Monday, January 15, 2007

The King's Dream

Last Thursday, Mandy and I went to see Freedom Writers, the gripping true story of rookie teacher Erin Gruwell. Gruwell is hired to teach freshmen English at an integrated Long Beach high school two years after the infamous L.A. riots.

Her class is an eclectic tapestry of faces and races. The atmosphere is charged with territorial rivalry. For her students, caught up in the gangs of Long Beach, their main ambition is to survive another day, literally. Learning English is the farthest thing on their minds.

Through some innovative methods, Gruwell not only accomplishes the mission given her by the school district, she helps bridge the racial gap dividing her students. Her success and innovative methods have led to the founding of the Freedom Writers Foundation.

40 years ago, another innovator was blazing a trail across the American South.
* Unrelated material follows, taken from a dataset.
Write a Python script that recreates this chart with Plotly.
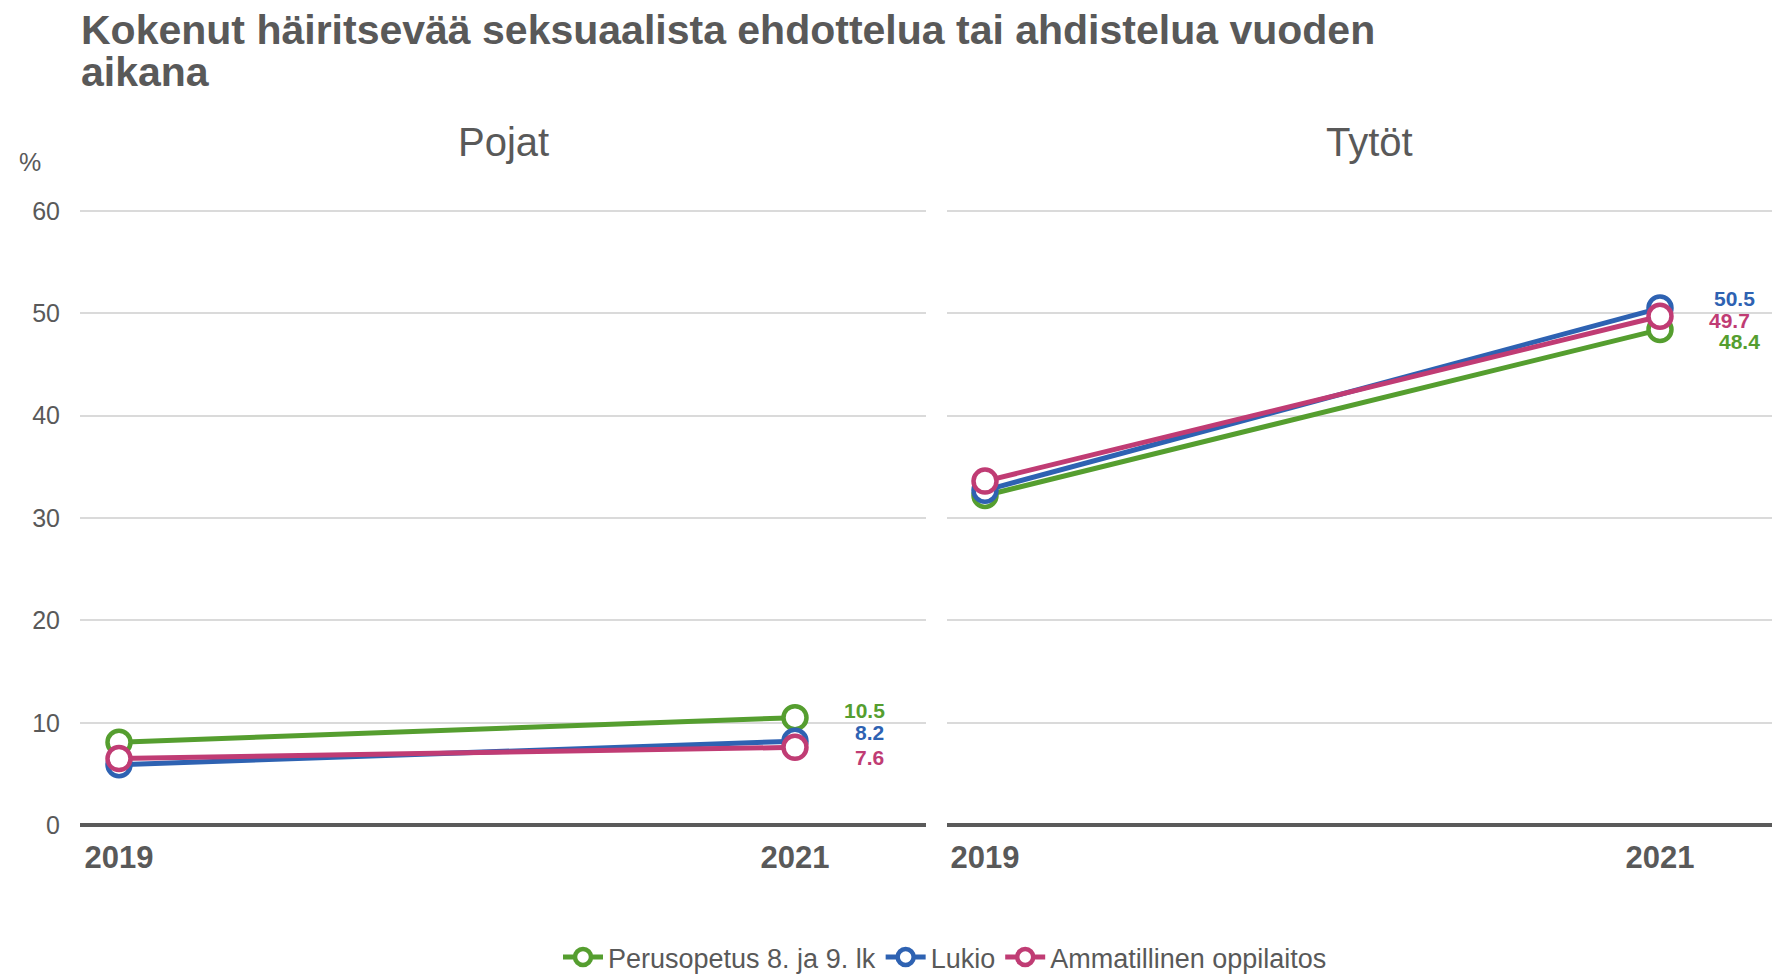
import plotly.graph_objects as go

years = [2019, 2021]
series_names = ["Perusopetus 8. ja 9. lk", "Lukio", "Ammatillinen oppilaitos"]
colors = ["#559E2F", "#2E62B2", "#C03C74"]

pojat_perus = [8.1, 10.5]
pojat_lukio = [5.9, 8.2]
pojat_amm = [6.5, 7.6]

tytot_perus = [32.2, 48.4]
tytot_lukio = [32.7, 50.5]
tytot_amm = [33.6, 49.7]

panel_titles = ["Pojat", "Tytöt"]
y_ticks = [0, 10, 20, 30, 40, 50, 60]
title_lines = ["Kokenut häiritsevää seksuaalista ehdottelua tai ahdistelua vuoden", "aikana"]

pojat = [pojat_perus, pojat_lukio, pojat_amm]
tytot = [tytot_perus, tytot_lukio, tytot_amm]

GREY = "#595959"
FONT = "Liberation Sans, Arial, sans-serif"
W, H = 1780, 974
OFF = 8  # page body margin compensation (pixels)


def px(x):
    return (x - OFF) / W


def py(y):
    return 1 - (y - OFF) / H


dom1 = [px(80), px(926)]
dom2 = [px(947), px(1780)]
ydom = [py(826), py(211 - 0.5 * 10.25)]
yrange = [0, 60.5]
xrange1 = [2018.8846, 2021.3876]
xrange2 = [2018.8874, 2021.3556]

fig = go.Figure()

for panel, data in enumerate([pojat, tytot]):
    xa = "x" if panel == 0 else "x2"
    ya = "y" if panel == 0 else "y2"
    for i, vals in enumerate(data):
        fig.add_trace(go.Scatter(
            x=years, y=vals, xaxis=xa, yaxis=ya,
            mode="lines+markers",
            name=series_names[i],
            legendgroup=series_names[i],
            showlegend=(panel == 0),
            line=dict(color=colors[i], width=5),
            marker=dict(symbol="circle", size=23, color="white",
                        line=dict(color=colors[i], width=4.5)),
            cliponaxis=False,
        ))

annotations = []
# end-value labels (pixel offsets are layout only)
shifts_by_panel = {
    0: [(69.5, 7), (74.5, 9), (75, -10)],
    1: [(79.5, -11.5), (75, 9.5), (70, -4)],
}
for panel, data in enumerate([pojat, tytot]):
    xa = "x" if panel == 0 else "x2"
    ya = "y" if panel == 0 else "y2"
    for i, vals in enumerate(data):
        dx, dy = shifts_by_panel[panel][i]
        annotations.append(dict(
            x=years[-1], y=vals[-1], xref=xa, yref=ya,
            text=f"<b>{vals[-1]:.1f}</b>", showarrow=False,
            xanchor="center", yanchor="middle",
            xshift=dx, yshift=dy,
            font=dict(color=colors[i], size=21, family=FONT),
        ))

# panel titles
for k, cx in enumerate([503, 1369]):
    annotations.append(dict(x=px(cx), y=py(142), xref="paper", yref="paper",
                            text=panel_titles[k], showarrow=False,
                            xanchor="center", yanchor="middle",
                            font=dict(size=40, color=GREY, family=FONT)))
# unit label
annotations.append(dict(x=px(29.5), y=py(162), xref="paper", yref="paper",
                        text="%", showarrow=False, xanchor="center", yanchor="middle",
                        font=dict(size=25, color=GREY, family=FONT)))
# title (two lines)
for k, cy in enumerate([30, 72]):
    annotations.append(dict(x=px(79.5), y=py(cy), xref="paper", yref="paper",
                            text=f"<b>{title_lines[k]}</b>", showarrow=False, align="left",
                            xanchor="left", yanchor="middle", borderpad=0,
                            font=dict(size=41, color=GREY, family=FONT)))

common_x = dict(tickvals=years, ticktext=[f"<b>{y}</b>" for y in years],
                showgrid=False, zeroline=False, showline=False, ticks="",
                ticklabelstandoff=11, automargin=False,
                tickfont=dict(size=31, color=GREY, family=FONT), fixedrange=True)
common_y = dict(range=yrange, tickvals=y_ticks, showgrid=True, gridcolor="#DADADA",
                gridwidth=1.5, zeroline=True, zerolinecolor="#5A5A5A", zerolinewidth=4,
                showline=False, ticks="", domain=ydom, automargin=False,
                tickfont=dict(size=25, color=GREY, family=FONT))

fig.update_layout(
    width=W, height=H,
    plot_bgcolor="white", paper_bgcolor="white",
    margin=dict(l=0, r=0, t=0, b=0),
    xaxis=dict(domain=dom1, anchor="y", range=xrange1, **common_x),
    xaxis2=dict(domain=dom2, anchor="y2", range=xrange2, **common_x),
    yaxis=dict(anchor="x", showticklabels=True, ticklabelstandoff=19, **common_y),
    yaxis2=dict(anchor="x2", showticklabels=False, **common_y),
    legend=dict(orientation="h", x=px(945), xanchor="center", y=py(958), yanchor="middle",
                font=dict(size=27, color=GREY, family=FONT), itemwidth=40,
                tracegroupgap=0),
    annotations=annotations,
    showlegend=True,
)

fig.write_html("out.html")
Dr. Martin Luther King, Jr., the primary voice of the Civil Rights Movement of the 60's, dreamed of a day in which every American was evaluated "not by the color of their skin but by the content of their character." Dr. King's life was cut short when, in 1968, he was assassinated in Memphis, Tennessee, but his legacy endures.

Today, our nation pauses from the routine of everyday life to reflect and remember the life and legacy of Dr. King.

What Gruwell and Dr. King accomplished in their life's mission was not simply a dream rooted in their own values; their dream was born of the King of Kings' dream. Jesus himself dreamed of a kingdom where people saw one another as God does. When Samuel was sent by God to size up the sons of Jesse to anoint the next king of Israel, we discover "the LORD does not look at the things man looks at. Man looks at the outward appearance, but the LORD looks at the heart" (1 Samuel 16.7). To see people not on the basis of the color of their skin but by the content of their character is to see people as God does.

For the next few days, I want to devote my blogs to pursuing the implications of living as color-blind disciples of Jesus in a multiracial, multiethnic world. Government intervention, such as the 13th Amendment abolishing slavery, can promote behavioral change but only the dream of Jesus can prompt attitude change and new vision, causing us to see every human being as God does -- as a valued soul created in the image of God.